【質問者】
吉村浩太郎 自治医科大学形成外科教授
【2学会が合併し日本フットケア・足病医学会が設立された】
糖尿病性足病変や重症下肢虚血により,世界で20秒に1本の下肢が切断されると推計されています。下肢を切断から救う医療を下肢救済(Limb salvage)と呼び,その基礎となるのがフットケアです。切断のリスクを有する患者は糖尿病や末梢動脈疾患をはじめとした様々な問題を抱えており,その対処にあたっては全身の管理,血行再建,血管内治療,創傷ケア,潰瘍治療,感染症コントロールなどが包括的に要求されます。
チーム医療によるフットケアの正しい知識の啓発・普及をめざして,2003年に日本フットケア学会が設立されました。この学会は一線病院の実地医家・看護師が中心となり予防を重視する傾向にありました。その後,筆者を含め形成外科医,血管外科医など治療を専門とする職種や大学病院スタッフも加わって包括性が向上していきました。

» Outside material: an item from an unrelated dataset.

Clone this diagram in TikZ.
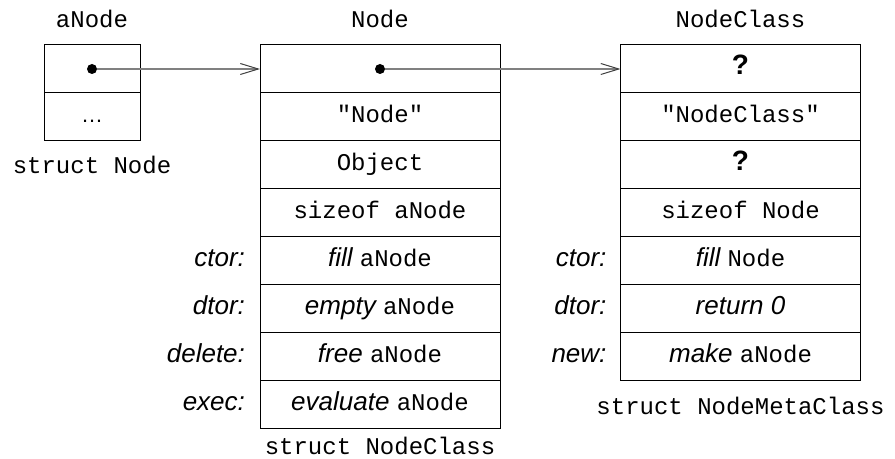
\documentclass[tikz,border=0pt]{standalone}
\usepackage{fontspec}
\setmainfont{Liberation Sans}
\setmonofont{Liberation Mono}
\usepackage{tikz}
\usetikzlibrary{arrows.meta,positioning}
\definecolor{ptrGray}{gray}{0.5}
\newcommand{\tcode}[1]{{\fontsize{12}{14}\selectfont\ttfamily #1}}
\newcommand{\tverb}[1]{{\itshape #1}}
\tikzstyle{tsMono} = [
    text=black,
    font=\fontsize{12}{14}\selectfont\ttfamily
]
\tikzstyle{tsLabel} = [
    text=black,
    text height=9pt,
    text depth=3pt,
    font=\fontsize{13}{15}\selectfont\itshape
]
\tikzstyle{tsCell} = [
    rectangle,
    draw=black,
    line width=0.5pt,
    inner sep=0pt,
    outer sep=0pt,
    minimum width=120pt,
    minimum height=24pt,
    text height=9pt,
    text depth=3pt,
    font=\fontsize{13}{15}\selectfont
]
\tikzstyle{tsSmallCell} = [
    tsCell,
    minimum width=48pt
]
\tikzstyle{tsDot} = [
    circle,
    fill=black,
    inner sep=0pt,
    outer sep=0pt,
    minimum size=5pt
]
\tikzstyle{tsPointer} = [
    draw=ptrGray,
    line width=0.75pt,
    -{Straight Barb[length=9pt,width=5.5pt,color=black!75,line width=0.5pt]}
]

\begin{document}
\begin{tikzpicture}[x=0.5pt, y=-0.5pt]

        \useasboundingbox (0,0) rectangle (895,459);

        % the object
        \node[tsSmallCell] (aNodePtr) at (92,69) {};
        \node[tsSmallCell, below=0pt of aNodePtr] (aNodeRest) {\fontsize{11}{13}\selectfont\textellipsis};
        \node[tsMono, above=5pt of aNodePtr] (aNodeTitle) {aNode};
        \node[tsMono, below=4pt of aNodeRest] (aNodeStruct) {struct Node};

        % the class
        \node[tsCell] (nodePtr) at (380,69) {};
        \node[tsCell, below=0pt of nodePtr] (nodeName) {\tcode{"Node"}};
        \node[tsCell, below=0pt of nodeName] (nodeSuper) {\tcode{Object}};
        \node[tsCell, below=0pt of nodeSuper] (nodeSize) {\tcode{sizeof aNode}};
        \node[tsCell, below=0pt of nodeSize] (nodeCtor) {\tverb{fill} \tcode{aNode}};
        \node[tsCell, below=0pt of nodeCtor] (nodeDtor) {\tverb{empty} \tcode{aNode}};
        \node[tsCell, below=0pt of nodeDtor] (nodeDelete) {\tverb{free} \tcode{aNode}};
        \node[tsCell, below=0pt of nodeDelete] (nodeExec) {\tverb{evaluate} \tcode{aNode}};
        \node[tsMono, above=5pt of nodePtr] (nodeTitle) {Node};
        \node[tsMono, below=0.5pt of nodeExec] (nodeStruct) {struct NodeClass};

        \node[tsLabel, left=4pt of nodeCtor] (nodeCtorLbl) {ctor:};
        \node[tsLabel, left=4pt of nodeDtor] (nodeDtorLbl) {dtor:};
        \node[tsLabel, left=4pt of nodeDelete] (nodeDeleteLbl) {delete:};
        \node[tsLabel, left=4pt of nodeExec] (nodeExecLbl) {exec:};

        % the metaclass
        \node[tsCell] (metaPtr) at (740.5,69) {\fontsize{14}{16}\selectfont\textbf{?}};
        \node[tsCell, below=0pt of metaPtr] (metaName) {\tcode{"NodeClass"}};
        \node[tsCell, below=0pt of metaName] (metaSuper) {\fontsize{14}{16}\selectfont\textbf{?}};
        \node[tsCell, below=0pt of metaSuper] (metaSize) {\tcode{sizeof Node}};
        \node[tsCell, below=0pt of metaSize] (metaCtor) {\tverb{fill} \tcode{Node}};
        \node[tsCell, below=0pt of metaCtor] (metaDtor) {\tverb{return 0}};
        \node[tsCell, below=0pt of metaDtor] (metaNew) {\tverb{make} \tcode{aNode}};
        \node[tsMono, above=5pt of metaPtr] (metaTitle) {NodeClass};
        \node[tsMono, below=4.5pt of metaNew] (metaStruct) {struct NodeMetaClass};

        \node[tsLabel, left=3.5pt of metaCtor] (metaCtorLbl) {ctor:};
        \node[tsLabel, left=3.5pt of metaDtor] (metaDtorLbl) {dtor:};
        \node[tsLabel, left=3.5pt of metaNew] (metaNewLbl) {new:};

        % pointers
        \node[tsDot] (aNodeDot) at (aNodePtr.center) {};
        \node[tsDot] (nodeDot) at (nodePtr.center) {};
        \draw[tsPointer] (aNodeDot) -- (nodePtr.west);
        \draw[tsPointer] (nodeDot) -- (metaPtr.west);

\end{tikzpicture}
\end{document}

一方,2012年にわが国で初めて世界創傷治癒学会(World Union of Wound Healing Societies)の開催が決定したとき,主に形成外科領域で受け皿となるhosting societyを決める必要が生じました。日本フットケア学会をその1つにあてる活動がされましたが,外形基準の整備などの折り合いがつかず,別途2009年に日本下肢救済・足病学会が設立されました。こちらは大学病院などの医師が中心となり,どちらかと言えば治療を重視していました。